Véronique Maranda

Personal information
- Full name: Véronique Vallieres Maranda
- Date of birth: August 18, 1986 (age 39)
- Place of birth: Saint-Lambert, Quebec, Canada
- Height: 1.68 m (5 ft 6 in)
- Position: Midfielder

Youth career
- FC Sélect Rive-Sud

College career
- Years: Team / Apps / (Gls)
- 2005–2006: Tennessee Lady Volunteers / 25 / (4)
- 2007–2009: Montreal Carabins
- 2011: Montreal Carabins

Senior career*
- Years: Team / Apps / (Gls)
- 2004: Montreal Xtreme
- 2005: Ottawa Fury
- 2015: Laval Comets

International career
- 2004: Canada U19 / 9 / (3)
- 2006: Canada U20 / 5 / (1)
- 2003: Canada U23 / 4 / (0)
- 2003–2004: Canada / 12 / (1)

= Véronique Maranda =

Canadian soccer player

Véronique Vallieres Maranda (born August 18, 1986) is a former Canadian soccer player who played as a midfielder.

==Early life==
She played youth soccer with FC Sélect Rive-Sud. In 2003, she was named Soccer Player of the Year in Quebec.

==College career==
In 2005, she began attending the University of Tennessee, playing for the women's soccer team. In her freshman year, she played in all 23 matches, scoring four goals, including her first career college goal on September 18 against Washington. In 2006, she only played in two games.
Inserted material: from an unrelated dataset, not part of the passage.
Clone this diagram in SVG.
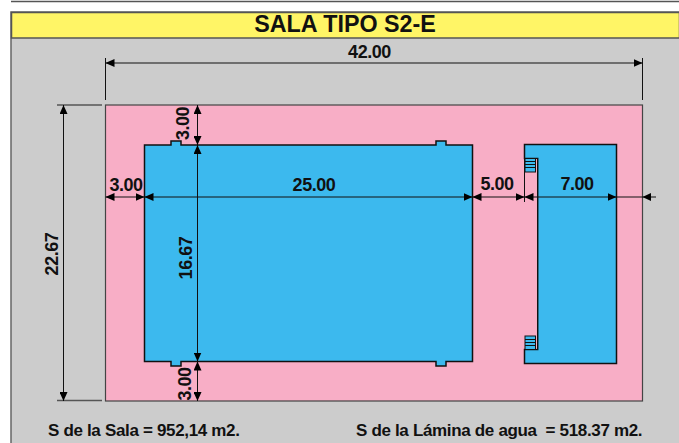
<svg xmlns="http://www.w3.org/2000/svg" width="679" height="443" viewBox="0 0 679 443">
<style>
text{font-family:"Liberation Sans",Arial,sans-serif;font-weight:bold;fill:#111}
.d{font-size:18px;letter-spacing:-.45px;text-anchor:middle}
.n{font-size:17px;letter-spacing:-.33px}
.l{stroke:#111;stroke-width:1;fill:none}
.g{stroke:#555;stroke-width:1.5;fill:none}
.w{stroke:#111;stroke-width:1.5;fill:#3cb9ee}
</style>
<defs>
<marker id="a" markerUnits="userSpaceOnUse" markerWidth="9" markerHeight="8" refX="9" refY="4" orient="auto-start-reverse" viewBox="0 0 9 8"><path d="M0 0L9 4L0 8Z" fill="#000"/></marker>
</defs>
<rect width="679" height="443" fill="#fff"/>
<g id="frame">
<path d="M11 1.5H679" class="g"/>
<rect x="11" y="12" width="669" height="432" fill="#ccc" stroke="#666" stroke-width="1.5"/>
<rect x="11.5" y="12.5" width="668" height="25.5" fill="#fff566" stroke="#555" stroke-width="1.5"/>
<text x="345" y="32" text-anchor="middle" font-size="23.3">SALA TIPO S2-E</text>
</g>
<g id="sala"><rect x="105.5" y="105" width="537" height="296" fill="#f8aec6" stroke="#444" stroke-width="1.2"/></g>
<g id="piscina"><path class="w" d="M144.5 145H171V141H181V145H436V141H446V145H472.5V361.5H446V366H436V361.5H181V366H171V361.5H144.5Z"/></g>
<g id="piscina-ensenanza">
<path class="w" d="M524.5 144.5H616.5V363.5H524.5V349.5H537.7V158.5H524.5Z"/>
<path fill="#f8aec6" d="M525.3 159.3H536.9V348.7H525.3Z"/>
<g fill="#3cb9ee" stroke="#111"><rect x="525" y="158.5" width="10.5" height="13.5"/><path d="M525 161.5H535.5M525 164.5H535.5M525 167.5H535.5"/><rect x="525" y="336" width="10.5" height="13.5"/><path d="M525 339.5H535.5M525 342.5H535.5M525 345.5H535.5"/></g>
</g>
<g id="connectors">
<path class="l" d="M105.5 58V100M642.5 58V100M524.5 144V202"/>
<path class="g" d="M57 105H102M57 400.5H102" stroke-width="1"/>
<path class="l" d="M105.5 63H642.5" marker-start="url(#a)" marker-end="url(#a)"/>
<path class="l" d="M63.5 105V401" marker-start="url(#a)" marker-end="url(#a)"/>
<path class="l" d="M197.5 105V145" marker-start="url(#a)" marker-end="url(#a)"/>
<path class="l" d="M197.5 145V361.5" marker-start="url(#a)" marker-end="url(#a)"/>
<path class="l" d="M197.5 361.5V401" marker-start="url(#a)" marker-end="url(#a)"/>
<path class="l" d="M105.5 197H144.5" marker-start="url(#a)" marker-end="url(#a)"/>
<path class="l" d="M144.5 197H472.5" marker-start="url(#a)" marker-end="url(#a)"/>
<path class="l" d="M472.5 197H524.5" marker-start="url(#a)" marker-end="url(#a)"/>
<path class="l" d="M524.5 197H616.5" marker-start="url(#a)" marker-end="url(#a)"/>
<path class="l" d="M616.5 197H656" stroke="#444"/>
<path d="M642.5 197L651 193V201Z" fill="#000"/>
</g>
<g id="labels">
<text class="d" x="369.5" y="57.5">42.00</text>
<text class="d" x="126" y="190.5">3.00</text>
<text class="d" x="314" y="190.5">25.00</text>
<text class="d" x="497" y="190">5.00</text>
<text class="d" x="577" y="190">7.00</text>
<text class="d" transform="translate(58 254) rotate(-90)">22.67</text>
<text class="d" transform="translate(192 258) rotate(-90)">16.67</text>
<text class="d" transform="translate(189 123.5) rotate(-90)">3.00</text>
<text class="d" transform="translate(191 384) rotate(-90)">3.00</text>
<text class="n" x="48" y="436">S de la Sala = 952,14 m2.</text>
<text class="n" x="356" y="436" xml:space="preserve">S de la Lámina de agua  = 518.37 m2.</text>
</g>
</svg>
In September 2006, she departed Tennessee to attend the Université de Montréal, but due to Canadian Interuniversity Sport regulations was required to sit out one year due to transferring schools before she could represent the soccer team. From 2007 through 2009, she served as team captain, was named a first team all-star, also being named league MVP in both 2008 and 2009, and was the league leading scorer in 2009.

After a year off, she returned to the Carabins in 2011, helping them win the league title and being named MVP in the finals.

==Club career==
In 2004, she played for the Montreal Xtreme, scoring her first goal in the team's first ever match against the Toronto Inferno.

In 2005, she played for the Ottawa Fury.

In 2015, she played with the Laval Comets, helping them finish 3rd in the 2015 USL W-League season, scoring in the 3rd place match against Quebec Dynamo ARSQ. Also in 2015, she was part of the Quebec provincial team that faced the France national team that was preparing for the 2015 FIFA Women's World Cup in Canada.

==International career==
After being called to some national youth camps in 2002 and 2003, Maranda earned her first cap for the Canada senior team on May 19, 2003, against England, at age 17, prior to earning any youth caps. She scored her only senior goal on January 30, 2004, against China at the 2004 Four Nations Tournament.

In 2003, she was named to the Canada U23 for the Pan Am Games. She later represented Canada at the 2004 CONCACAF Women's U-19 Championship, scoring her first international goal against Costa Rica U19 on June 4, 2004. She later appeared at the 2004 FIFA U-19 Women's World Championship, and the 2006 CONCACAF Women's U-20 Championship.